A abordagem de Agostinho sobre o tempo como um continuum infinitamente divisível é fortemente influenciada por Aristóteles e pelos estóicos. (KNUUTTILA, p. 111) Para o filósofo de Hipona, o único tempo realmente existe é o presente, embora este não tenha duração. O tempo seria, assim, uma sucessão ininterrupta de instantes em que o passado se torna presente e cede lugar ao futuro. Não há unidades indivisíveis de tempo, embora os espaços de tempo sejam mensuráveis. (O´DALY, 1999, p. 416) 

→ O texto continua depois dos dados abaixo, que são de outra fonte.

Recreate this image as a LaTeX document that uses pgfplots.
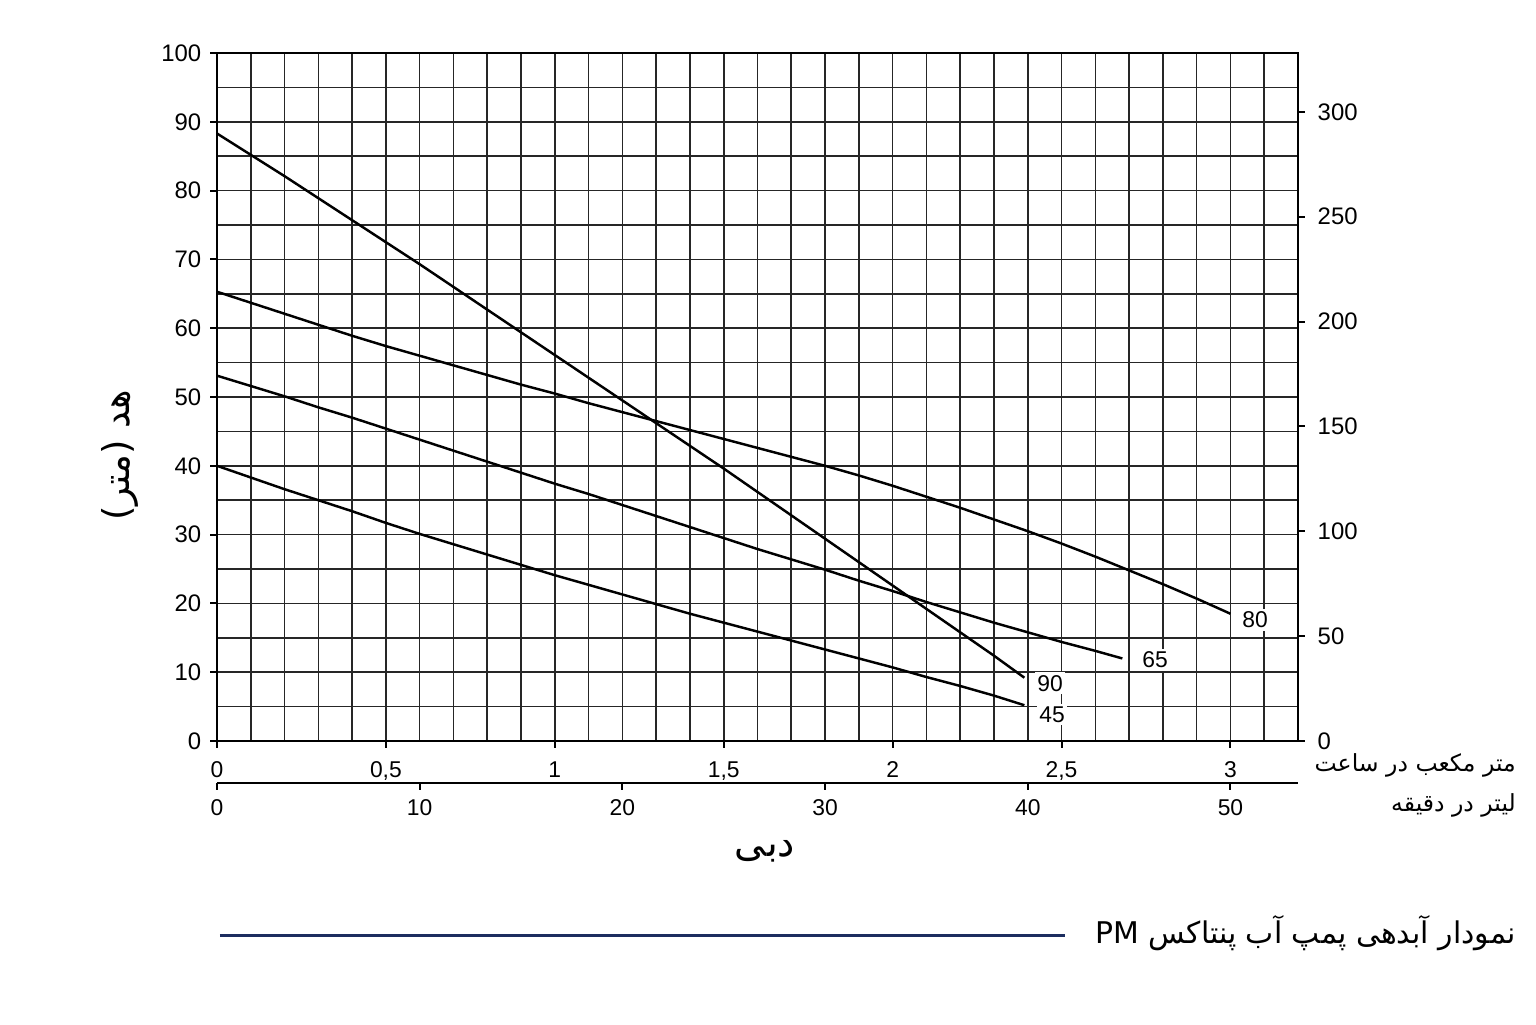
\documentclass[border=0pt]{standalone}
\usepackage{fontspec}
\setmainfont{Liberation Sans}
\newfontfamily\fa[Script=Arabic]{DejaVu Sans}
\TeXXeTstate=1
\usepackage{pgfplots}
\pgfplotsset{compat=1.18}

\definecolor{navy}{RGB}{28,45,95}

% 1 px of the reference = 0.02cm
\pgfplotsset{
  pumpbase/.style={
    scale only axis,
    width=21.62cm, height=13.76cm,
    /pgf/number format/assume math mode=true,
    /pgf/number format/use comma,
    tick align=outside,
    major tick length=0.13cm,
    minor tick length=0pt,
    tick style={black, line width=1.1pt},
    axis line style={black, line width=1.5pt},
  },
  curve/.style={black, line width=1.4pt, mark=none},
}

\begin{document}
\begin{tikzpicture}
\path[use as bounding box] (-4.34,-5.66) rectangle (26.38,14.82);

% head (m) against flow (m3/h)
\begin{axis}[
  pumpbase,
  xmin=0, xmax=3.2, ymin=0, ymax=100,
  xtick={0,0.5,...,3}, minor xtick={0.1,0.2,...,3.15},
  ytick={0,10,...,100}, minor ytick={5,15,...,95},
  xtick pos=bottom, ytick pos=left,
  grid=both,
  major grid style={black!85, line width=0.9pt},
  minor grid style={black!85, line width=0.9pt},
  xticklabel style={font=\fontsize{13}{13}\selectfont, yshift=-0.16cm},
  yticklabel style={font=\fontsize{13.6}{14}\selectfont, xshift=-0.06cm},
]
% PM90
\addplot[curve] coordinates {
  (0,88.3) (0.1,85.2) (0.2,82.1) (0.3,78.9) (0.4,75.7) (0.5,72.5)
  (0.6,69.3) (0.7,66.0) (0.8,62.7) (0.9,59.4) (1.0,56.1) (1.1,52.8)
  (1.2,49.5) (1.3,46.2) (1.4,42.9) (1.5,39.6) (1.6,36.2) (1.7,32.8)
  (1.8,29.4) (1.9,26.0) (2.0,22.6) (2.1,19.2) (2.2,15.8) (2.3,12.4)
  (2.39,9.2)
};
% PM80
\addplot[curve] coordinates {
  (0,65.3) (0.1,63.7) (0.2,62.1) (0.3,60.5) (0.4,58.9) (0.5,57.4)
  (0.6,56.0) (0.7,54.6) (0.8,53.2) (0.9,51.8) (1.0,50.5) (1.1,49.1)
  (1.2,47.8) (1.3,46.5) (1.4,45.2) (1.5,43.9) (1.6,42.6) (1.7,41.3)
  (1.8,40.0) (1.9,38.6) (2.0,37.1) (2.1,35.5) (2.2,33.9) (2.3,32.2)
  (2.4,30.5) (2.5,28.7) (2.6,26.8) (2.7,24.8) (2.8,22.8) (2.9,20.7)
  (3.0,18.5)
};
% PM65
\addplot[curve] coordinates {
  (0,53.1) (0.1,51.6) (0.2,50.1) (0.3,48.5) (0.4,47.0) (0.5,45.4)
  (0.6,43.8) (0.7,42.2) (0.8,40.6) (0.9,39.0) (1.0,37.4) (1.1,35.9)
  (1.2,34.3) (1.3,32.7) (1.4,31.1) (1.5,29.5) (1.6,27.9) (1.7,26.4)
  (1.8,24.9) (1.9,23.3) (2.0,21.8) (2.1,20.2) (2.2,18.7) (2.3,17.2)
  (2.4,15.8) (2.5,14.4) (2.6,13.1) (2.68,12.0)
};
% PM45
\addplot[curve] coordinates {
  (0,40.0) (0.1,38.3) (0.2,36.6) (0.3,35.0) (0.4,33.4) (0.5,31.7)
  (0.6,30.1) (0.7,28.6) (0.8,27.1) (0.9,25.6) (1.0,24.1) (1.1,22.7)
  (1.2,21.3) (1.3,19.9) (1.4,18.5) (1.5,17.2) (1.6,15.9) (1.7,14.6)
  (1.8,13.3) (1.9,12.0) (2.0,10.7) (2.1,9.3) (2.2,8.0) (2.3,6.6)
  (2.39,5.2)
};
\begin{scope}[every node/.style={fill=white, inner sep=1.5pt, font=\fontsize{13}{13}\selectfont}]
\node at (axis cs:3.073,17.6) {80};
\node at (axis cs:2.777,11.8) {65};
\node at (axis cs:2.466,8.4) {90};
\node at (axis cs:2.472,3.8) {45};
\end{scope}
\end{axis}

% head in feet on the right
\begin{axis}[
  pumpbase,
  xmin=0, xmax=3.2, ymin=0, ymax=328.084,
  axis x line=none, axis y line*=right,
  ytick={0,50,...,300},
  yticklabel style={font=\fontsize{13.6}{14}\selectfont, xshift=0.14cm},
]
\end{axis}

% flow in litres per minute
\begin{axis}[
  pumpbase,
  at={(0,-0.84cm)}, height=1cm,
  xmin=0, xmax=53.333, ymin=0, ymax=1,
  axis y line=none, axis x line*=bottom,
  xtick={0,10,...,50},
  xticklabel style={font=\fontsize{13}{13}\selectfont, yshift=-0.08cm},
]
\end{axis}

\node[rotate=90, font=\fa\fontsize{21}{21}\selectfont] at (-1.94,5.72) {\beginR هد (متر)\endR};
\node[font=\fa\fontsize{22}{22}\selectfont] at (10.96,-2.2) {\beginR دبی\endR};
\node[anchor=east, font=\fa\fontsize{13.4}{14}\selectfont] at (26.1,-0.48) {\beginR متر مکعب در ساعت\endR};
\node[anchor=east, font=\fa\fontsize{13.4}{14}\selectfont] at (26.1,-1.28) {\beginR لیتر در دقیقه\endR};
\node[anchor=east, font=\fa\fontsize{17}{17}\selectfont] at (26.1,-3.84) {\beginR نمودار آبدهی پمپ آب پنتاکس \beginL PM\endL\endR};
\draw[navy, line width=1.7pt] (0.06,-3.88) -- (16.96,-3.88);
\end{tikzpicture}
\end{document}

O tempo é algo da ordem da alma, ou de natureza psicológica. Segundo Reale e Antiseri (2007, p. 97), embora tendo uma ligação com o movimento, o tempo não está no movimento e nas coisas em movimento, mas sim na alma. Conforme se revela estruturalmente ligado à memória, à intuição e à espera, como vimos anteriormente em relação às coisas passadas, presentes e futuras, o tempo é predominantemente uma distentio animi, ou “extensão da alma”.

REFERÊNCIAS

AGOSTINHO, Santo. Confissões. São Paulo: Abril Cultural, 1980.

KNUUTTILA, SIMO. Time and creation in Augustine. In: The Cambridge Companion do Augustine. Cambridge: Cambridge University Press, 2006.

O´DALY, GERARD. Augustine. In: Routledge History of Philosophy: From Aristotle to Augustine. Vol 2. London: Routledge, 1999.

REALE, GIOVANNI; ANTISERI, DARIO. História da Filosofia: Patrística e Escolástica. 3ª ed. São Paulo: Paulus, 2007.